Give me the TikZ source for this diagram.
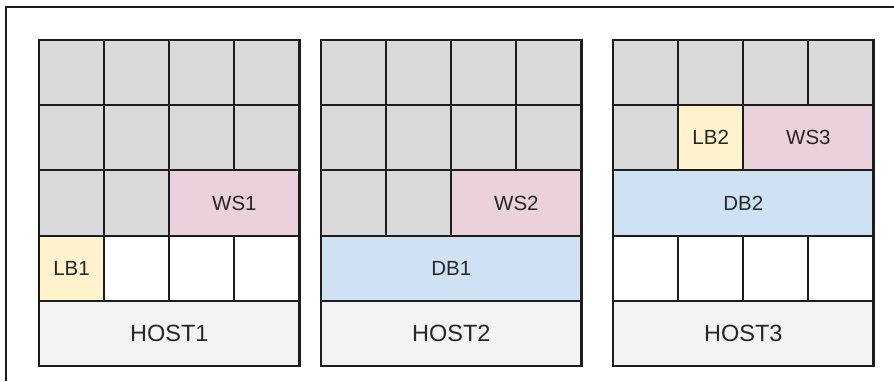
\documentclass[tikz,border=0pt]{standalone}
\usepackage{fontspec}
\setmainfont{Liberation Sans}
\definecolor{cellgray}{HTML}{D9D9D9}
\definecolor{hostgray}{HTML}{F3F3F3}
\definecolor{wspink}{HTML}{EAD1DC}
\definecolor{lbyellow}{HTML}{FFF2CC}
\definecolor{dbblue}{HTML}{CFE2F3}
\definecolor{edge}{HTML}{1C1C1C}
\definecolor{ink}{HTML}{262626}
% grid metrics
\newcommand\cw{65.125}
\newcommand\ch{65.2}
\newcommand\gtop{40}
% \slot{host x}{col}{row}{span}{fill}{name}{text}
\newcommand\slot[7]{%
  \node[slotbox, fill=#5, minimum width={#4*\cw}] (#6)
    at ({#1+#2*\cw},{\gtop+#3*\ch}) {#7};}
\begin{document}
\begin{tikzpicture}[x=1pt,y=-1pt,
  slotbox/.style={draw=edge, line width=2.1pt, rectangle, inner sep=0pt,
    outer sep=0pt, anchor=north west, minimum height=\ch,
    text=ink, font=\fontsize{20.5}{24}\selectfont},
  hostbox/.style={slotbox, font=\fontsize{23.5}{28}\selectfont}]
\useasboundingbox (0,0) rectangle (894,381);
\fill[white] (0,0) rectangle (894,381);

% outer frame (runs off the right and bottom edges)
\coordinate (frameBL) at (6,381);
\coordinate (frameTL) at (6,7);
\coordinate (frameTR) at (894,7);
\draw[edge, line width=2pt] (frameBL) -- (frameTL) -- (frameTR);

% ---------- HOST1 ----------
\foreach \r in {0,1}{\foreach \c in {0,...,3}{\slot{39}{\c}{\r}{1}{cellgray}{a\r\c}{}}}
\slot{39}{0}{2}{1}{cellgray}{a20}{}
\slot{39}{1}{2}{1}{cellgray}{a21}{}
\slot{39}{2}{2}{2}{wspink}{ws1}{WS1}
\slot{39}{0}{3}{1}{lbyellow}{lb1}{LB1}
\foreach \c in {1,2,3}{\slot{39}{\c}{3}{1}{white}{a3\c}{}}
\node[hostbox, fill=hostgray, minimum width={4*\cw}] (host1)
  at (39,{\gtop+4*\ch}) {HOST1};

% ---------- HOST2 ----------
\foreach \r in {0,1}{\foreach \c in {0,...,3}{\slot{321}{\c}{\r}{1}{cellgray}{b\r\c}{}}}
\slot{321}{0}{2}{1}{cellgray}{b20}{}
\slot{321}{1}{2}{1}{cellgray}{b21}{}
\slot{321}{2}{2}{2}{wspink}{ws2}{WS2}
\slot{321}{0}{3}{4}{dbblue}{db1}{DB1}
\node[hostbox, fill=hostgray, minimum width={4*\cw}] (host2)
  at (321,{\gtop+4*\ch}) {HOST2};

% ---------- HOST3 ----------
\foreach \c in {0,...,3}{\slot{613}{\c}{0}{1}{cellgray}{c0\c}{}}
\slot{613}{0}{1}{1}{cellgray}{c10}{}
\slot{613}{1}{1}{1}{lbyellow}{lb2}{LB2}
\slot{613}{2}{1}{2}{wspink}{ws3}{WS3}
\slot{613}{0}{2}{4}{dbblue}{db2}{DB2}
\foreach \c in {0,...,3}{\slot{613}{\c}{3}{1}{white}{c3\c}{}}
\node[hostbox, fill=hostgray, minimum width={4*\cw}] (host3)
  at (613,{\gtop+4*\ch}) {HOST3};
\end{tikzpicture}
\end{document}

▶ _Work to be completed_
Transcribe all the lines above exactly, apart from the pictures.

▶ _Correct output_
Give me the TikZ source for this diagram.
\documentclass[tikz,border=0pt]{standalone}
\usepackage{fontspec}
\setmainfont{Liberation Sans}
\definecolor{cellgray}{HTML}{D9D9D9}
\definecolor{hostgray}{HTML}{F3F3F3}
\definecolor{wspink}{HTML}{EAD1DC}
\definecolor{lbyellow}{HTML}{FFF2CC}
\definecolor{dbblue}{HTML}{CFE2F3}
\definecolor{edge}{HTML}{1C1C1C}
\definecolor{ink}{HTML}{262626}
% grid metrics
\newcommand\cw{65.125}
\newcommand\ch{65.2}
\newcommand\gtop{40}
% \slot{host x}{col}{row}{span}{fill}{name}{text}
\newcommand\slot[7]{%
  \node[slotbox, fill=#5, minimum width={#4*\cw}] (#6)
    at ({#1+#2*\cw},{\gtop+#3*\ch}) {#7};}
\begin{document}
\begin{tikzpicture}[x=1pt,y=-1pt,
  slotbox/.style={draw=edge, line width=2.1pt, rectangle, inner sep=0pt,
    outer sep=0pt, anchor=north west, minimum height=\ch,
    text=ink, font=\fontsize{20.5}{24}\selectfont},
  hostbox/.style={slotbox, font=\fontsize{23.5}{28}\selectfont}]
\useasboundingbox (0,0) rectangle (894,381);
\fill[white] (0,0) rectangle (894,381);

% outer frame (runs off the right and bottom edges)
\coordinate (frameBL) at (6,381);
\coordinate (frameTL) at (6,7);
\coordinate (frameTR) at (894,7);
\draw[edge, line width=2pt] (frameBL) -- (frameTL) -- (frameTR);

% ---------- HOST1 ----------
\foreach \r in {0,1}{\foreach \c in {0,...,3}{\slot{39}{\c}{\r}{1}{cellgray}{a\r\c}{}}}
\slot{39}{0}{2}{1}{cellgray}{a20}{}
\slot{39}{1}{2}{1}{cellgray}{a21}{}
\slot{39}{2}{2}{2}{wspink}{ws1}{WS1}
\slot{39}{0}{3}{1}{lbyellow}{lb1}{LB1}
\foreach \c in {1,2,3}{\slot{39}{\c}{3}{1}{white}{a3\c}{}}
\node[hostbox, fill=hostgray, minimum width={4*\cw}] (host1)
  at (39,{\gtop+4*\ch}) {HOST1};

% ---------- HOST2 ----------
\foreach \r in {0,1}{\foreach \c in {0,...,3}{\slot{321}{\c}{\r}{1}{cellgray}{b\r\c}{}}}
\slot{321}{0}{2}{1}{cellgray}{b20}{}
\slot{321}{1}{2}{1}{cellgray}{b21}{}
\slot{321}{2}{2}{2}{wspink}{ws2}{WS2}
\slot{321}{0}{3}{4}{dbblue}{db1}{DB1}
\node[hostbox, fill=hostgray, minimum width={4*\cw}] (host2)
  at (321,{\gtop+4*\ch}) {HOST2};

% ---------- HOST3 ----------
\foreach \c in {0,...,3}{\slot{613}{\c}{0}{1}{cellgray}{c0\c}{}}
\slot{613}{0}{1}{1}{cellgray}{c10}{}
\slot{613}{1}{1}{1}{lbyellow}{lb2}{LB2}
\slot{613}{2}{1}{2}{wspink}{ws3}{WS3}
\slot{613}{0}{2}{4}{dbblue}{db2}{DB2}
\foreach \c in {0,...,3}{\slot{613}{\c}{3}{1}{white}{c3\c}{}}
\node[hostbox, fill=hostgray, minimum width={4*\cw}] (host3)
  at (613,{\gtop+4*\ch}) {HOST3};
\end{tikzpicture}
\end{document}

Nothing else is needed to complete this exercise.